San Francisco-based MemSQL said Wednesday (Sept. 24) its new platform addresses the growing enterprise need to “synthesize varied data types,” including historical data. Hence, its real-time data pipeline between Apache Spark and MemSQL is intended as an easier way to deploy multiple pipelines as a way to keep up with dynamic data flows.
The Streamliner tool is designed as a single-click deployment of integrated Apache Spark “to eliminate the pain of batch ETL,” the company said. A web-based user interface is designed to allow for multiple real-time data pipelines.
The tool also capitalizes on Apache Spark’s inroads in the enterprise. In June, for example, IBM said it would integrate the open source in-memory processing framework into the “core” of its analytics and commerce platforms. It also said it would work closely with Databricks, the company formed by the creators of the analytics engine.
Databricks released Apache Spark 1.4 in June.
Eric Frenkiel, CEO at MemSQL, said the company’s Spark integration would allow enterprise to move beyond “many narrow purpose solutions to fewer multi-purpose solutions.” Frankiel added in a statement: “Our vision is to operationalize Spark for a wide range of use cases so customers and partners can easily take advantage of the data processing framework available in Spark and spend their time gaining actionable insights from data.”

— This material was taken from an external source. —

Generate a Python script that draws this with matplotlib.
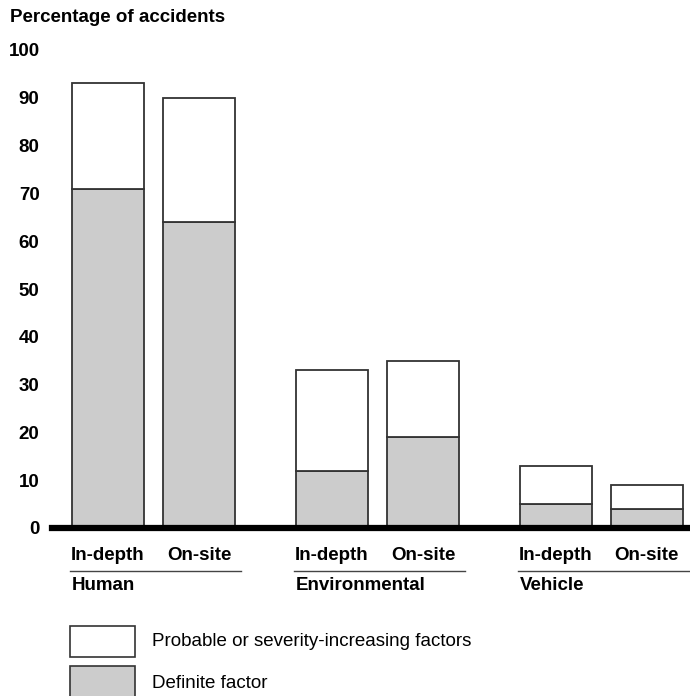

The ability to deploy and manage multiple real-time pipelines with a single interface and shared resource pool is expected to benefit applications ranging from trading analytics and cyber-security to omnichannel retail and Internet of Things use cases, the company said.
MemSQL said its Spark Streamliner could support thousands of simultaneous users running real-time analytics queries. The platform also is touted as reducing latency to stream data directly into the MemSQL database across memory-based row store or disk-based columnar store.
MemSQL is among an emerging class of in-memory relational databases gaining momentum for their capability to ingest and analyze large amounts of data in near real time. Unveiled last year, MemSQL 3.0, added a new flash-based columnar store designed to add storage and analysis of historical data.
The in-memory database is intended to address a familiar problem: organizations have previously relied on big data warehouses or Hadoop to crunch large volumes of historical data and to create data models. After being created by a Hadoop cluster or a Teradata warehouse, these data models are then used by operational systems, such as NoSQL databases, to make real time decisions.
However, simply moving data through batch ETL and CDC processes can take many hours, if not days. Moreover, data models contain older data that could translate into missed opportunities. Hence, MemSQL integrates both pieces of the data analytics puzzle–the data model that informs analytic decision making and the operational data store that acts on those decisions–in the same place.
The company said this week its Streamline tool could integrate Apache Spark to provide immediate access to real-time analytics. MemSQL said its Spark Streamliner is available as open source on GitHub. The open source approach is intended to spur development of applications based on real-time data and easy access via transactional SQL.